Dorian Gray is played by Ben Barnes who looks strikingly like Keanu Reeves but walks with a lolloping oafish gait that looks out of place in an elegant London salon. Lord Henry Wooten — here mysteriously deprived of his title — is superbly incarnated by Colin Firth.

It is Wooten who corrupts Gray, encouraging him to search endlessly for new sensations, regardless of the cost to others, and to “burn with a hard, gem-like flame” (actually a quote from the writer Walter Pater who inspired so much of the “Aesthetic Movement” of late Victorian England).

Ben Chaplin is Basil Hallward, the painter who captures Gray’s outward perfection on canvas and falls perilously in love with him.

To spice up the story and to make explicit Wilde’s generally vague allusions to the “sins” inherent in Dorian’s double life, the filmmakers insert some kinky but mostly heterosexual sex, including some brief scenes of bondage and masochism. Given Gray’s body’s miraculous ability to heal, the latter work rather well.

It is possible that the film may be attacked for cowardice because it does not make Gray mainly homosexual, but it is probably the right decision by the filmmakers.
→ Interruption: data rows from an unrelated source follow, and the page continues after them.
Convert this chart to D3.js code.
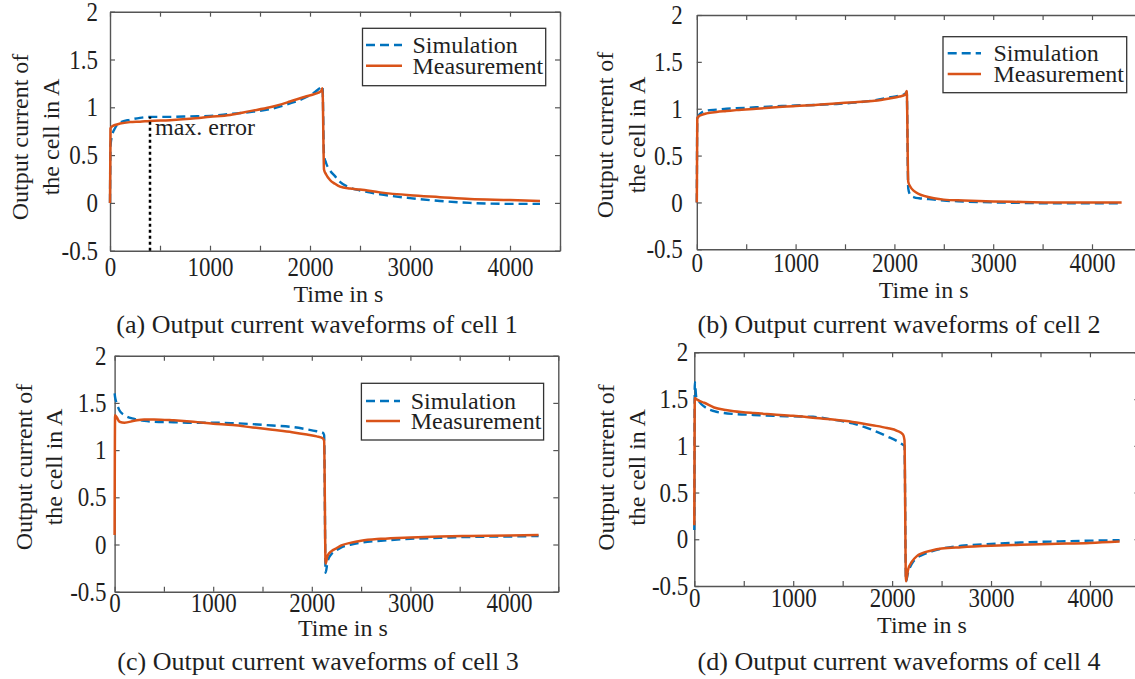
<!DOCTYPE html>
<html>
<head>
<meta charset="utf-8">
<script src="https://cdn.jsdelivr.net/npm/d3@7"></script>
<style>
  body { margin: 0; background: #fff; }
  svg text { font-family: "Liberation Serif", "Times New Roman", serif; fill: #1f1f1f; }
</style>
</head>
<body>
<div id="chart"></div>
<script>
// shared sample times (s)
const time = [0, 5, 20, 50, 100, 200, 300, 400, 600, 800, 1000, 1200, 1400, 1600, 1800, 1950,
  2050, 2110, 2125, 2140, 2160, 2200, 2250, 2300, 2400, 2500, 2700, 3000, 3300, 3600, 4000, 4300];

// output current in A
const simCell1 = [0, 0.6, 0.7, 0.78, 0.84, 0.87, 0.89, 0.9, 0.9, 0.905, 0.91, 0.93, 0.95, 0.98, 1.04, 1.1,
  1.16, 1.21, 1.22, 0.5, 0.42, 0.34, 0.28, 0.22, 0.16, 0.13, 0.09, 0.05, 0.02, 0.0, -0.01, -0.01];
const measCell1 = [0, 0.78, 0.8, 0.815, 0.83, 0.845, 0.85, 0.857, 0.865, 0.88, 0.9, 0.92, 0.96, 1.0, 1.06, 1.11,
  1.14, 1.17, 1.2, 0.35, 0.3, 0.24, 0.2, 0.17, 0.15, 0.14, 0.11, 0.08, 0.06, 0.04, 0.03, 0.02];

const simCell2 = [0, 0.88, 0.93, 0.96, 0.98, 0.99, 1.0, 1.005, 1.015, 1.025, 1.035, 1.04, 1.05, 1.065, 1.09, 1.12,
  1.14, 1.16, 1.18, 0.15, 0.08, 0.055, 0.045, 0.04, 0.03, 0.02, 0.01, 0.0, -0.005, -0.01, -0.01, -0.01];
const measCell2 = [0, 0.9, 0.92, 0.935, 0.95, 0.965, 0.975, 0.985, 1.0, 1.015, 1.03, 1.04, 1.055, 1.07, 1.085, 1.11,
  1.13, 1.15, 1.19, 0.22, 0.17, 0.12, 0.09, 0.07, 0.045, 0.03, 0.02, 0.01, 0.005, 0.0, 0.0, 0.0];

const simCell3 = [1.6, 1.56, 1.5, 1.42, 1.37, 1.33, 1.31, 1.3, 1.295, 1.29, 1.29, 1.285, 1.275, 1.26, 1.245, 1.22,
  1.2, 1.185, 1.16, -0.3, -0.18, -0.1, -0.06, -0.03, 0.0, 0.02, 0.04, 0.06, 0.07, 0.08, 0.085, 0.09];
const measCell3 = [0.1, 1.37, 1.35, 1.3, 1.29, 1.31, 1.325, 1.325, 1.315, 1.3, 1.28, 1.265, 1.24, 1.215, 1.19, 1.165,
  1.145, 1.125, 1.1, -0.2, -0.12, -0.07, -0.04, -0.01, 0.02, 0.04, 0.06, 0.075, 0.085, 0.09, 0.095, 0.1];

const simCell4 = [0.1, 1.68, 1.52, 1.47, 1.42, 1.37, 1.35, 1.34, 1.33, 1.32, 1.315, 1.31, 1.28, 1.24, 1.17, 1.1,
  1.05, 1.01, 1.0, -0.45, -0.36, -0.26, -0.2, -0.17, -0.13, -0.1, -0.07, -0.05, -0.035, -0.025, -0.015, -0.01];
const measCell4 = [0.15, 1.51, 1.5, 1.48, 1.46, 1.41, 1.385, 1.37, 1.35, 1.335, 1.32, 1.3, 1.28, 1.255, 1.22, 1.19,
  1.16, 1.12, 1.06, -0.45, -0.33, -0.24, -0.18, -0.15, -0.12, -0.1, -0.085, -0.07, -0.06, -0.05, -0.04, -0.025];

const xTicks = [0, 500, 1000, 1500, 2000, 2500, 3000, 3500, 4000, 4500];
const xTickLabels = [0, 1000, 2000, 3000, 4000];
const yTicks = [-0.5, 0, 0.5, 1, 1.5, 2];
const seriesNames = ["Simulation", "Measurement"];
const captions = ["(a) Output current waveforms of cell 1", "(b) Output current waveforms of cell 2",
  "(c) Output current waveforms of cell 3", "(d) Output current waveforms of cell 4"];
const xLabel = "Time in s";
const yLabelLines = ["Output current of", "the cell in A"];
const maxErrorTime = 400, maxErrorValue = 0.9;

const simColor = "#0072BD", measColor = "#D95319", axisColor = "#555";
const tickStretch = 1.18; // tick digits in the figure are drawn tall and narrow

// layout of each subplot (pixels)
const panels = [
  {sim: simCell1, meas: measCell1, left: 110, right: 560, top: 11.7, bottom: 250.7, yPad: 12, xPad: 4.9,
   yl: [21.4, 51.8], ylMid: 137, xl: [338.4, 301.7], cap: [317, 333],
   legend: {x0: 362.5, x1: 545.7, y0: 28.3, y1: 85.7, lx0: 366, lx1: 402, tx: 412.5, ys: [45, 65.7]}},
  {sim: simCell2, meas: measCell2, left: 696.8, right: 1141.4, top: 15, bottom: 249.3, yPad: 14, xPad: 2.7,
   yl: [606, 637.7], ylMid: 135, xl: [923.7, 298.3], cap: [899, 333],
   legend: {x0: 943, x1: 1126.7, y0: 36.7, y1: 92.7, lx0: 947.7, lx1: 981, tx: 993.4, ys: [53.3, 74]}},
  {sim: simCell3, meas: measCell3, left: 114.6, right: 558.3, top: 355.7, bottom: 591.7, yPad: 8, xPad: 0.6,
   yl: [25, 55.4], ylMid: 467, xl: [342.9, 636], cap: [318, 670],
   legend: {x0: 361.4, x1: 543.6, y0: 383.3, y1: 440, lx0: 366, lx1: 400, tx: 410.7, ys: [401, 421]}},
  {sim: simCell4, meas: measCell4, left: 694.3, right: 1139.4, top: 352.3, bottom: 586, yPad: 6, xPad: 1.2,
   yl: [607, 637.7], ylMid: 467.5, xl: [922, 633], cap: [899, 670],
   legend: null}
];

const svg = d3.select("#chart").append("svg")
  .attr("width", 1135)
  .attr("height", 679);

panels.forEach((p, k) => {
  const x = d3.scaleLinear().domain([0, 4500]).range([p.left, p.right]);
  const y = d3.scaleLinear().domain([-0.5, 2]).range([p.bottom, p.top]);
  const g = svg.append("g");

  // axes, ticks pointing inward on all four sides
  const styleAxis = sel => {
    sel.attr("font-family", null).attr("font-size", null);
    sel.selectAll("path.domain").attr("stroke", axisColor).attr("stroke-width", 1.4);
    sel.selectAll(".tick line").attr("stroke", axisColor).attr("stroke-width", 1.2);
    sel.selectAll(".tick text")
      .attr("fill", null)
      .style("font-size", "23px")
      .attr("transform", `scale(1,${tickStretch})`);
  };

  g.append("g").attr("transform", `translate(0,${p.bottom})`)
    .call(d3.axisBottom(x).tickValues(xTicks).tickSizeInner(-5).tickSizeOuter(0).tickPadding(p.xPad)
      .tickFormat(d => xTickLabels.includes(d) ? String(d) : ""))
    .call(styleAxis);
  g.append("g").attr("transform", `translate(0,${p.top})`)
    .call(d3.axisTop(x).tickValues(xTicks).tickSizeInner(-5).tickSizeOuter(0).tickFormat(""))
    .call(styleAxis);
  g.append("g").attr("transform", `translate(${p.left},0)`)
    .call(d3.axisLeft(y).tickValues(yTicks).tickSizeInner(-5).tickSizeOuter(0).tickPadding(p.yPad)
      .tickFormat(d => String(d)))
    .call(styleAxis);
  g.append("g").attr("transform", `translate(${p.right},0)`)
    .call(d3.axisRight(y).tickValues(yTicks).tickSizeInner(-5).tickSizeOuter(0).tickFormat(""))
    .call(styleAxis);

  // curves
  const line = d3.line()
    .x((d, i) => x(time[i]))
    .y(d => y(d))
    .curve(d3.curveMonotoneX);

  g.append("path").datum(p.sim)
    .attr("d", line)
    .attr("fill", "none")
    .attr("stroke", simColor)
    .attr("stroke-width", 2.4)
    .attr("stroke-dasharray", "9,5");
  g.append("path").datum(p.meas)
    .attr("d", line)
    .attr("fill", "none")
    .attr("stroke", measColor)
    .attr("stroke-width", 2.5)
    .attr("stroke-linejoin", "round");

  // max. error marker in cell 1
  if (k === 0) {
    g.append("line")
      .attr("x1", x(maxErrorTime)).attr("x2", x(maxErrorTime))
      .attr("y1", y(-0.5)).attr("y2", y(maxErrorValue))
      .attr("stroke", "#000").attr("stroke-width", 2.5)
      .attr("stroke-dasharray", "3,3");
    g.append("text")
      .attr("x", x(maxErrorTime) + 5).attr("y", 135)
      .style("font-size", "24px")
      .text("max. error");
  }

  // labels
  g.append("text")
    .attr("x", p.xl[0]).attr("y", p.xl[1])
    .attr("text-anchor", "middle")
    .style("font-size", "24px")
    .text(xLabel);

  yLabelLines.forEach((t, i) => {
    g.append("text")
      .attr("transform", `translate(${p.yl[i] + 7},${p.ylMid}) rotate(-90)`)
      .attr("text-anchor", "middle")
      .style("font-size", "24px")
      .text(t);
  });

  g.append("text")
    .attr("x", p.cap[0]).attr("y", p.cap[1])
    .attr("text-anchor", "middle")
    .style("font-size", "26px")
    .text(captions[k]);

  // legend
  if (p.legend) {
    const L = p.legend;
    g.append("rect")
      .attr("x", L.x0).attr("y", L.y0)
      .attr("width", L.x1 - L.x0).attr("height", L.y1 - L.y0)
      .attr("fill", "#fff").attr("stroke", "#333").attr("stroke-width", 1.3);
    seriesNames.forEach((name, i) => {
      g.append("line")
        .attr("x1", L.lx0).attr("x2", L.lx1)
        .attr("y1", L.ys[i]).attr("y2", L.ys[i])
        .attr("stroke", i === 0 ? simColor : measColor)
        .attr("stroke-width", 2.4)
        .attr("stroke-dasharray", i === 0 ? "9,5" : null);
      g.append("text")
        .attr("x", L.tx).attr("y", L.ys[i] + 8)
        .style("font-size", "24px")
        .text(name);
    });
  }
});
</script>
</body>
</html>
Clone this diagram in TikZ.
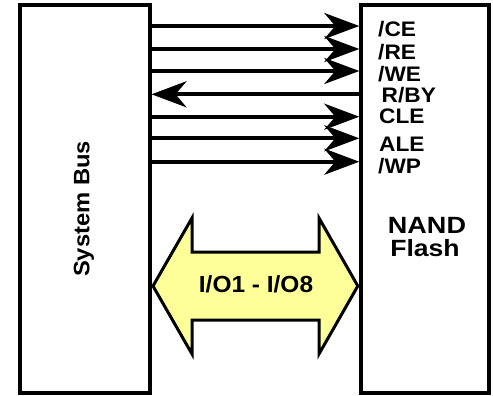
\documentclass[tikz,border=0pt]{standalone}
\usepackage{graphicx}
\usepackage{fontspec}
\setmainfont{Liberation Sans}
\usetikzlibrary{arrows.meta}
\definecolor{ioyellow}{RGB}{255,255,153}
\tikzset{
  box/.style={draw, line width=4pt, rectangle, inner sep=0pt,
    minimum width=#1, minimum height=387.2pt},
  sig/.style={line width=4pt, -{Stealth[length=35pt,width=26pt,inset=11pt]}},
  lbl/.style={font=\fontsize{21}{21}\selectfont\bfseries, anchor=base west, inner sep=0pt},
  big/.style={font=\fontsize{23.5}{23.5}\selectfont\bfseries, anchor=base, inner sep=0pt},
  bigarrow/.style={draw, line width=3pt, fill=ioyellow, line join=miter, miter limit=10}
}
\newcommand{\wx}[2][1.08]{\scalebox{#1}[1]{#2}}
\begin{document}
\begin{tikzpicture}[x=1pt, y=-1pt]
\useasboundingbox (0,0) rectangle (493,396);
% boxes
\node[box=130pt] (bus) at (84.5,198.9) {};
\node[box=127.2pt] (nand) at (424.9,198.9) {};
% box labels
\node[big, rotate=90, font=\fontsize{22.3}{22.3}\selectfont\bfseries] (buslbl) at (89.3,209) {\wx[1.065]{System Bus}};
\node[big] (nand1) at (427,233.3) {\wx[1.15]{NAND}};
\node[big] (nand2) at (425,256.7) {\wx[1.13]{Flash}};
% signal rows
\coordinate (r1) at (0,26);
\coordinate (r2) at (0,49);
\coordinate (r3) at (0,71);
\coordinate (r4) at (0,94.3);
\coordinate (r5) at (0,116.7);
\coordinate (r6) at (0,138.3);
\coordinate (r7) at (0,161.7);
\draw[sig] (bus.east |- r1) -- (nand.west |- r1);
\draw[sig] (bus.east |- r2) -- (nand.west |- r2);
\draw[sig] (bus.east |- r3) -- (nand.west |- r3);
\draw[sig] (nand.west |- r4) -- (bus.east |- r4);
\draw[sig] (bus.east |- r5) -- (nand.west |- r5);
\draw[sig] (bus.east |- r6) -- (nand.west |- r6);
\draw[sig] (bus.east |- r7) -- (nand.west |- r7);
% signal labels
\node[lbl] (ce) at (378,36.5) {\wx{/CE}};
\node[lbl] (re) at (378,59.5) {\wx{/RE}};
\node[lbl] (we) at (378,81.7) {\wx{/WE}};
\node[lbl] (rby) at (381.5,102.5) {\wx{R/BY}};
\node[lbl] (cle) at (379,124) {\wx{CLE}};
\node[lbl] (ale) at (379,151.7) {\wx{ALE}};
\node[lbl] (wp) at (378,173.3) {\wx{/WP}};
% data bus double arrow
\coordinate (io) at (0,286);
\coordinate (ioL) at ([xshift=1.5pt]bus.east |- io);
\coordinate (ioR) at ([xshift=-1.5pt]nand.west |- io);
\draw[bigarrow] (ioL) -- (192,218) -- (192,252) -- (319,252) -- (319,218) -- (ioR)
  -- (319,354) -- (319,320) -- (192,320) -- (192,354) -- cycle;
\node[big, font=\fontsize{23.3}{23.3}\selectfont\bfseries] (iolbl) at (256,292.7) {\wx[1.05]{I/O1 - I/O8}};
\end{tikzpicture}
\end{document}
It makes it clear to a modern audience that what makes Gray a monster is not his particular sexual tastes, but his selfishness and ruthlessness in indulging every desire.

Nevertheless, for most of its length, and it feels rather longer than the 112-minute running time, Dorian Gray plays like a lavishly funded student film, albeit one made by plodding rather than brilliant students.

Even the CGI cityscapes of Victorian London look amateurish. That the film is watchable at all is down to Firth and the excellent Rebecca Hall (last seen in Woody Allen’s Vicky Cristina Barcelona), who plays Wooton’s suffragette daughter, a character invented by Finlay, and who seems to have wondered in from a different, more grown-up production.